Cantona - Lagarde, un mauvais match
Mine de rien, Eric Cantona a lancé un pavé dans la mare et la réplique
de la ministre Christine Lagarde n'a fait qu'aviver la controverse (nouvelobs.com, Marianne 2, jdd.fr).
L'ancien
footballeur génial, au caractère difficile mais à la conduite de balle
déroutante, l'idole de Manchester United, est devenu acteur. Sa lutte
en faveur des SDF est connue et à l'évidence rien, chez lui, ne relève
de la démagogie. Cela sort de ses tripes et de son coeur. Maintenant, « pour que le système s'écroule »,
il invite les particuliers à retirer leurs liquidités des banques. Sa
proposition a été prise au sérieux par Olivier Besancenot qui l'a jugée
tout de même limitée et trop peu politique. Elle fleure le spontanéisme
et rien ne déplaît plus à la véritable révolution que le désordre.
Christine
Lagarde, qui estime que l'économie et la finance constituent une chasse
gardée, lui a répondu que chacun devait exercer son métier et s'en
tenir à ses compétences. Lui au foot et elle à la gestion de son
ministère en charge de l'essentiel en cette période de crise qui n'en
finit pas au point de faire douter de la guérison promise. Ne sachant
pas jouer au foot, elle demandait en retour à Eric Cantona de ne pas se
mêler de ce qui ne le regardait pas.
Je ne m'arrête pas au brin
de condescendance que les responsables de l'Etat manifestent
régulièrement à l'égard de ceux - le commun - qui viennent penser,
décréter sur leurs plates-bandes. Cette attitude est trop fréquente
pour qu'on lui fasse un sort particulier.
Que le « coup de
gueule » d'Eric Cantona ne constitue pas une solution classique ni même
une idée à exploiter, j'en conviens volontiers. Les
spécialistes ont plus ri de la foucade qu'apprécié celle-ci. Prétendre
détruire le système est une absurdité quand, au contraire, il s'agit de
le réformer, comme l'a dit BHL au Grand Journal de Michel Denisot,
émission qui continue à incarner un mélange de mondanité, d'ironie
facile et d'élitisme qui laisse pantois quand on songe au peuple qui
souffre. Eric Cantona a joué à fond la carte de son irresponsabilité
qui permet de dire n'importe quoi pourvu que ce soit provocant et
radical.
Il n'empêche que Christine Lagarde, en le renvoyant sur son terrain de foot, a commis une erreur.

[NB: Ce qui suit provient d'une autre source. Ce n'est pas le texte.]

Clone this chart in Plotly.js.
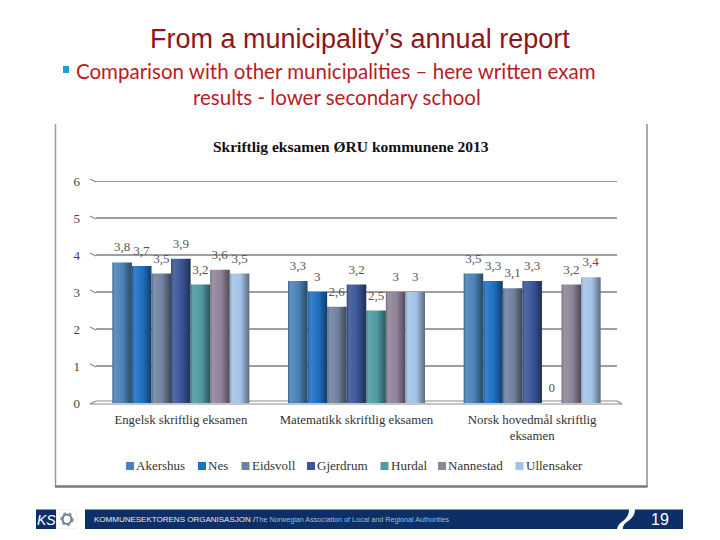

Elle aurait dû ne pas lui répondre ou alors autrement. Dans un monde
idéal, « chacun son métier » serait un précepte indiscutable mais dans
le nôtre où les compétences les plus affirmées se brisent sur les
réalités les plus sombres, où la technique de ceux qui savent
s'effondre sous l'assaut quotidien des comportements erratiques, où la
morale est étouffée par l'intérêt, qui peut, sans être immédiatement
démenti, oser formuler une telle interdiction ?
La
modestie de l'action politique, ses limites et ses défaillances doivent
emporter comme une nécessaire conséquence l'acceptation non pas
résignée mais lucide des interventions démocratiques. Qui
aurait le front d'ordonner de demeurer dans sa sphère quand la sphère
voisine va à vau-l'eau et que les solidarités de la pensée et des
projets méritent d'être plus fortes que les appartenances fermées sur
elles-mêmes et fières de leur autarcie ?
Eric Cantona a
proféré des bêtises. Non seulement il avait le droit de les dire mais
la ministre aurait dû le remercier. On ne sait jamais.
L'impuissance ou au moins la réussite, quand elle est toute relative,
ne peuvent plus faire fi du citoyen. Le prendre pour un intrus, c'est
se tromper. Il a toute légitimité pour aller partout et s'égarer sur
tout. Il n'est plus personne qui puisse lui déclarer « stop, à chacun son métier » !
Christine Lagarde devrait apprendre à jouer au foot.